Lithium producers are seeking better prices for the raw materials used in batteries. In doing so, they hope to control better discounts, which have increased in recent years.
Lithium prices have been under pressure for some time. With the decreased demand for electric cars, the demand for lithium batteries – and thus for the raw material itself – has also dropped significantly.
The price of lithium has been falling for two years and at one point reached only 10 per cent of the peak price. Because of this sharp price drop, customers are demanding more and more discounts from suppliers.
According to Bloomberg, suppliers now want to stop increasing discounts. The plan for 2025 is to stabilize discounts or increase them by a maximum of 2 per cent. This should eventually lead to discounts of only 5 to 10 per cent for specific deals by 2024.
Margin pressure producers
A significant reason for this strategy is that lithium producers are increasingly struggling with shrinking margins. Whereas previously there were fixed prices for lithium, at the height of the electric car market, the industry moved to annual fixed prices, similar to other commodities such as copper.
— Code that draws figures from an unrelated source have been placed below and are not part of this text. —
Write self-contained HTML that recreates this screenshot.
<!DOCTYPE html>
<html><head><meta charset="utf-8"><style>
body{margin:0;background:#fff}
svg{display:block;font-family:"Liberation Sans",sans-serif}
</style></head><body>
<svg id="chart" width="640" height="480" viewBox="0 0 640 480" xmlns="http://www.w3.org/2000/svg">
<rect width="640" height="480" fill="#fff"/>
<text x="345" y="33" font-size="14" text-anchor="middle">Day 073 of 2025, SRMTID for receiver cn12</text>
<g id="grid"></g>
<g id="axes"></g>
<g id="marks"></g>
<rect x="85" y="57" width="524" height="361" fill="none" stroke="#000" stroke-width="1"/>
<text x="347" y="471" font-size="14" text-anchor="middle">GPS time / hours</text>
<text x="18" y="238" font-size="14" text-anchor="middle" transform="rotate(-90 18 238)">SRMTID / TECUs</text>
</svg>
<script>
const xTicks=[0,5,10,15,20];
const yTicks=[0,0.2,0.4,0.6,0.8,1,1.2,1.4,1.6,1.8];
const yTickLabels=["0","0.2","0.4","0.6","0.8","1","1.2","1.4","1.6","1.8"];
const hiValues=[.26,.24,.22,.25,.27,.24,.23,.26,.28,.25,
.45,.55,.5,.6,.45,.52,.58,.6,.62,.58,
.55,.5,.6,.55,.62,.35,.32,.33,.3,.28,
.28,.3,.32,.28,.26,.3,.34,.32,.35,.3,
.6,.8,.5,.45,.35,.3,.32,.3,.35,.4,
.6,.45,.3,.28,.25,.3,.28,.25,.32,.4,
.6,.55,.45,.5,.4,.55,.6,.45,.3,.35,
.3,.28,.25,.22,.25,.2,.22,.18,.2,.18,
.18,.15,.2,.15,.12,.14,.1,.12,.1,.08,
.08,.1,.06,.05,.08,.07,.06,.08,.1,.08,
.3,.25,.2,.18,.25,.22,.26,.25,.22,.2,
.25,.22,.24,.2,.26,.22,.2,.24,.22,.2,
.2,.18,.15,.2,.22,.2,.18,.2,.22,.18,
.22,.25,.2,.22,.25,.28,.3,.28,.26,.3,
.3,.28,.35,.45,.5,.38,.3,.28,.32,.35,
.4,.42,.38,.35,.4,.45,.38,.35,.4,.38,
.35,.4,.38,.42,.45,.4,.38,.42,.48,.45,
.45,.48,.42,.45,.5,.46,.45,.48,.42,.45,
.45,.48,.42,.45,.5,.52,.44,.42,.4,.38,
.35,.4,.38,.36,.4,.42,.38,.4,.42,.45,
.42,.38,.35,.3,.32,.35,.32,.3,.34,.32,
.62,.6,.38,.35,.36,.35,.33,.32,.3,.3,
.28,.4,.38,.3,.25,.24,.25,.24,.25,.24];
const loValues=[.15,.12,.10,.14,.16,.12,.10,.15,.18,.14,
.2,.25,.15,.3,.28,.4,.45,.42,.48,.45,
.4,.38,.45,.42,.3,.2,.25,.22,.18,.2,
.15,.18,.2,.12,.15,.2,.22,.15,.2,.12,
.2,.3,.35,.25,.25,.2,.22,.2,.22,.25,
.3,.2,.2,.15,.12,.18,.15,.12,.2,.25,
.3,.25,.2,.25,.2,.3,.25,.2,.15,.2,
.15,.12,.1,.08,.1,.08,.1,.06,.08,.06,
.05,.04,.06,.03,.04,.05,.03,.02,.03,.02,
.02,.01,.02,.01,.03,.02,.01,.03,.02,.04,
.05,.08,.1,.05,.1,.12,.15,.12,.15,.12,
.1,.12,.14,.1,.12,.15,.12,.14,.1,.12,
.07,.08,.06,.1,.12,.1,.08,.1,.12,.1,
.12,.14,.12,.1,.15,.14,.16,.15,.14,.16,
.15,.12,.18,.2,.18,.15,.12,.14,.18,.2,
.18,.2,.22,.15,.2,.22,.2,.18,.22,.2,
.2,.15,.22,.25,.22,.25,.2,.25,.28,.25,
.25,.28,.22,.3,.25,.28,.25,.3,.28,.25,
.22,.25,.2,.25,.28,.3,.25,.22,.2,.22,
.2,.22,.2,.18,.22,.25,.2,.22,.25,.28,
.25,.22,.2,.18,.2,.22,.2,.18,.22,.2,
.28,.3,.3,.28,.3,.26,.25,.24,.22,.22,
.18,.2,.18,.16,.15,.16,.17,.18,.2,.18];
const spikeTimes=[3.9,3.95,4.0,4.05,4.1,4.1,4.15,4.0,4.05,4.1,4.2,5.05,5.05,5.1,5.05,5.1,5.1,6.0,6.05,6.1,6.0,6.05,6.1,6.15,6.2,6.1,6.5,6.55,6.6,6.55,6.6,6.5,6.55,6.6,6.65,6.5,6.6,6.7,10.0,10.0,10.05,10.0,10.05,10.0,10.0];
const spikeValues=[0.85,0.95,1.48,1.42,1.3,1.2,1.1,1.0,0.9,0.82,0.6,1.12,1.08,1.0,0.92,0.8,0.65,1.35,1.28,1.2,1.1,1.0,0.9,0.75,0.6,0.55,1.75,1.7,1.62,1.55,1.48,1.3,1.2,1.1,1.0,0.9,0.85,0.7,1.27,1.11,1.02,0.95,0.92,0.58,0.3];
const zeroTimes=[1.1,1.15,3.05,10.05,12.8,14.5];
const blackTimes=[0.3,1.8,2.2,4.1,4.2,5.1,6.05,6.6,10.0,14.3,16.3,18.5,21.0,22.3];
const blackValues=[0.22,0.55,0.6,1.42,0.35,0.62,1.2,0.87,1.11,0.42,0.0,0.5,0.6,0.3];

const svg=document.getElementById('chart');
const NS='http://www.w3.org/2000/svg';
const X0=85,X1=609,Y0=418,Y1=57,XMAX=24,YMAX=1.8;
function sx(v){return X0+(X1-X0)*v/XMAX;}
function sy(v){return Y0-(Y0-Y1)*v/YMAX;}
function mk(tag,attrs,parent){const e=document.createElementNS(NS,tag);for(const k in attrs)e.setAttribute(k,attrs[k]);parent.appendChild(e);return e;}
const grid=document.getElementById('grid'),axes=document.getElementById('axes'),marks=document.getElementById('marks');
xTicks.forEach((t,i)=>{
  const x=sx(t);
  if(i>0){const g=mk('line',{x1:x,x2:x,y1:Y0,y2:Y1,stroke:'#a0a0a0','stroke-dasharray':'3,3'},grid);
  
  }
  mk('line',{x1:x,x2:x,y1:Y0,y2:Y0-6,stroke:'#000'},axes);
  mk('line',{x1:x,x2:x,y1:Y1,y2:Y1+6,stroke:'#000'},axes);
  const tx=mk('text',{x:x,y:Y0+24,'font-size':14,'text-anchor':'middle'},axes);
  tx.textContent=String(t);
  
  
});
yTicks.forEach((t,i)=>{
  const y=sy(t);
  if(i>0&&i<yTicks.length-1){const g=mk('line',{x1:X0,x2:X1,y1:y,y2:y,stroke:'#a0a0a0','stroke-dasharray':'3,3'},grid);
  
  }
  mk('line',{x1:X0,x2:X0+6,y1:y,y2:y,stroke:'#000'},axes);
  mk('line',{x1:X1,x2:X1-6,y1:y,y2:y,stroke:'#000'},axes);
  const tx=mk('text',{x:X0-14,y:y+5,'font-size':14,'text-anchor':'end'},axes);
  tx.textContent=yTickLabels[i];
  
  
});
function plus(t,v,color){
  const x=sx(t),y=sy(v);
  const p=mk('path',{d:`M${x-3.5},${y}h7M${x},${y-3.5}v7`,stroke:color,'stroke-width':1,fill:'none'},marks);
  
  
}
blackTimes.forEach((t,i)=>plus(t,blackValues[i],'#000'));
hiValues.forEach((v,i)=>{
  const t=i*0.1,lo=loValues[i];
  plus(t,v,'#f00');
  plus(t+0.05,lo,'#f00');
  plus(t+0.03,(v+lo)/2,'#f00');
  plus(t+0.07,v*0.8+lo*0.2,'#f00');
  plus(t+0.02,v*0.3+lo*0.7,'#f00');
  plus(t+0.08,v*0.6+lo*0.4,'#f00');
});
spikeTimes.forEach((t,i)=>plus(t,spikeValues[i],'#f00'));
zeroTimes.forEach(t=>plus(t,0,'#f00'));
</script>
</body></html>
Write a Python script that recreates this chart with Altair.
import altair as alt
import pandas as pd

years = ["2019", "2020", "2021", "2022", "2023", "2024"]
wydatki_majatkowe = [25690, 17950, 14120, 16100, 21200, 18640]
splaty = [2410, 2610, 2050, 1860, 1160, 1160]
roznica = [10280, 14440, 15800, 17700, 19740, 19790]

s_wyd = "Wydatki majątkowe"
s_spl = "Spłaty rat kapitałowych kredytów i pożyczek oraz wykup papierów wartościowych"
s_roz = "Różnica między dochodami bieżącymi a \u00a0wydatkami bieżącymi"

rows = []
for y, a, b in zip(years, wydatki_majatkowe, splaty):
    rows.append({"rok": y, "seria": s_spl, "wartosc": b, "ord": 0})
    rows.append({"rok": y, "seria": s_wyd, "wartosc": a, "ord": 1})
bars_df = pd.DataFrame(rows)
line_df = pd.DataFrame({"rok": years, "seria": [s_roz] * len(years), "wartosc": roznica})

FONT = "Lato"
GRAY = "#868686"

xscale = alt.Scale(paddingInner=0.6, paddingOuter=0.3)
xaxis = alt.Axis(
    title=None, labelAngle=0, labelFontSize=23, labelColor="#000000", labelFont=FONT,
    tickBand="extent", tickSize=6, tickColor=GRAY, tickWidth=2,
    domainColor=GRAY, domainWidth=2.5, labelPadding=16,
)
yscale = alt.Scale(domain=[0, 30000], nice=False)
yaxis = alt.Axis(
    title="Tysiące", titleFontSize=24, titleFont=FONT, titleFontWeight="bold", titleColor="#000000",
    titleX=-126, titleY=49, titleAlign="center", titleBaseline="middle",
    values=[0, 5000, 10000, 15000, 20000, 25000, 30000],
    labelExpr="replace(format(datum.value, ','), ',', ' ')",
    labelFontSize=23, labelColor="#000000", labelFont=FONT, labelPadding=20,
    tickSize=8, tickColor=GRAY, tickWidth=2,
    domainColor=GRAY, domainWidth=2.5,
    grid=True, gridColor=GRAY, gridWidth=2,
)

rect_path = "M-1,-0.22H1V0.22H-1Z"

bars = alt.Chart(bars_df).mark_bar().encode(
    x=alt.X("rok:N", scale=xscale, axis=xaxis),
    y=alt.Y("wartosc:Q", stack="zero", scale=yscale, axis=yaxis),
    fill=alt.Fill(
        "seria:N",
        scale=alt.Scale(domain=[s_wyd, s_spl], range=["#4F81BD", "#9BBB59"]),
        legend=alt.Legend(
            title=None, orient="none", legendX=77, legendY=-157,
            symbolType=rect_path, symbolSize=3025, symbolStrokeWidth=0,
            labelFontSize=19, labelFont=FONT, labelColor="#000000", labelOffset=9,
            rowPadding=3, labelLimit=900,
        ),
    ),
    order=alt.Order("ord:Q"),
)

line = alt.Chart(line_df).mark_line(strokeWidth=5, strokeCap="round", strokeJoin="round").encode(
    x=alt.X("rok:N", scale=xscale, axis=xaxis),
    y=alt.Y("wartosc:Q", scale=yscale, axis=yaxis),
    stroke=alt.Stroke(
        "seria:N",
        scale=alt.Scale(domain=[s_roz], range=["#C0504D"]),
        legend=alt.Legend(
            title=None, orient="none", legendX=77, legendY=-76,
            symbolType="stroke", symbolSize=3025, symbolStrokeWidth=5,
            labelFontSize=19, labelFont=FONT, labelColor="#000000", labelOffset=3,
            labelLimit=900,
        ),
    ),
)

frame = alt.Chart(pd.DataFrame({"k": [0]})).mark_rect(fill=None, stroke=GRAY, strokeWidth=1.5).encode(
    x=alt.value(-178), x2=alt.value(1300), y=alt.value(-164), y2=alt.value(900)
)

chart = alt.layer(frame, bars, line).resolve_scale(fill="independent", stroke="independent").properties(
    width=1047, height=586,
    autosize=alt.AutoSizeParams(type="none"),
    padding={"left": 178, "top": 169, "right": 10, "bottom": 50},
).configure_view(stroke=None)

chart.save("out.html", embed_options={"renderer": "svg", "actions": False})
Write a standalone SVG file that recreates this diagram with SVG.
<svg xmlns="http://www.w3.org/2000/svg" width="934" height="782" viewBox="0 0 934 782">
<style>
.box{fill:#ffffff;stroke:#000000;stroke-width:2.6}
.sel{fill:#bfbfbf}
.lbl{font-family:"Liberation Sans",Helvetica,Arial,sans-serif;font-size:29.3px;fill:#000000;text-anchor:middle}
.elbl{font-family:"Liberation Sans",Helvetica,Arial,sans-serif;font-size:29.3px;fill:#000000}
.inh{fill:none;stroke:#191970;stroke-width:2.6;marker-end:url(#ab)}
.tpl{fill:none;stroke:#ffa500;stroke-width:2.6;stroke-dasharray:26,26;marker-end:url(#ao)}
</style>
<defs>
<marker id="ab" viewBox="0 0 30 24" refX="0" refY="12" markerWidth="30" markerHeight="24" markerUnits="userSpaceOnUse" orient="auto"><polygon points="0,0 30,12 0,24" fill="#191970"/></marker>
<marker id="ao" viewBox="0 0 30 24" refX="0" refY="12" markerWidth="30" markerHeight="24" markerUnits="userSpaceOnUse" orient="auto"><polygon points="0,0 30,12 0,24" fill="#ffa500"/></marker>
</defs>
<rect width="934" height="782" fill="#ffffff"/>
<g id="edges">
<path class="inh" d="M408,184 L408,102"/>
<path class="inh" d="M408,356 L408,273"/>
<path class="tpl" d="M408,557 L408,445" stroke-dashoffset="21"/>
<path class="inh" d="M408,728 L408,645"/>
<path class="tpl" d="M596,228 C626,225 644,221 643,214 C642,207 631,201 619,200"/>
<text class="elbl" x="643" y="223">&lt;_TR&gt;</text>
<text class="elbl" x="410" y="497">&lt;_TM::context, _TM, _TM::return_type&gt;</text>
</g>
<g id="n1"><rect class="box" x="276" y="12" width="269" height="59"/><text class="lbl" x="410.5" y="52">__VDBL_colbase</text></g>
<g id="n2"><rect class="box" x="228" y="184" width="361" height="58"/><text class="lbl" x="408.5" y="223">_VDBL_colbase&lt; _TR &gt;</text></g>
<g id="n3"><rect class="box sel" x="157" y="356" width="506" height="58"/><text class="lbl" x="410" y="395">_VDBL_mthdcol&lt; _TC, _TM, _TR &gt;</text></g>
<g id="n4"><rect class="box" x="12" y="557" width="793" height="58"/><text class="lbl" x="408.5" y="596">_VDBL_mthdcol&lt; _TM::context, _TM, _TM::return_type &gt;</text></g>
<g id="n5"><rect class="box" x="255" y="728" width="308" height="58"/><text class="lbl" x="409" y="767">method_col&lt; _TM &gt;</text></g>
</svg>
These prices are often set based on indexes that consider benefits and discounts. By having to discount less, producers hope to improve supply conditions somewhat over the next 12 months. However, final deals remain dependent on factors such as volumes, contract periods, and other variables.
Lithium producers, particularly those from Latin American countries such as Chile and Bolivia, mainly focus their negotiations on Asian customers. Large customers from countries such as South Korea, Japan, and China are major players in the lithium market.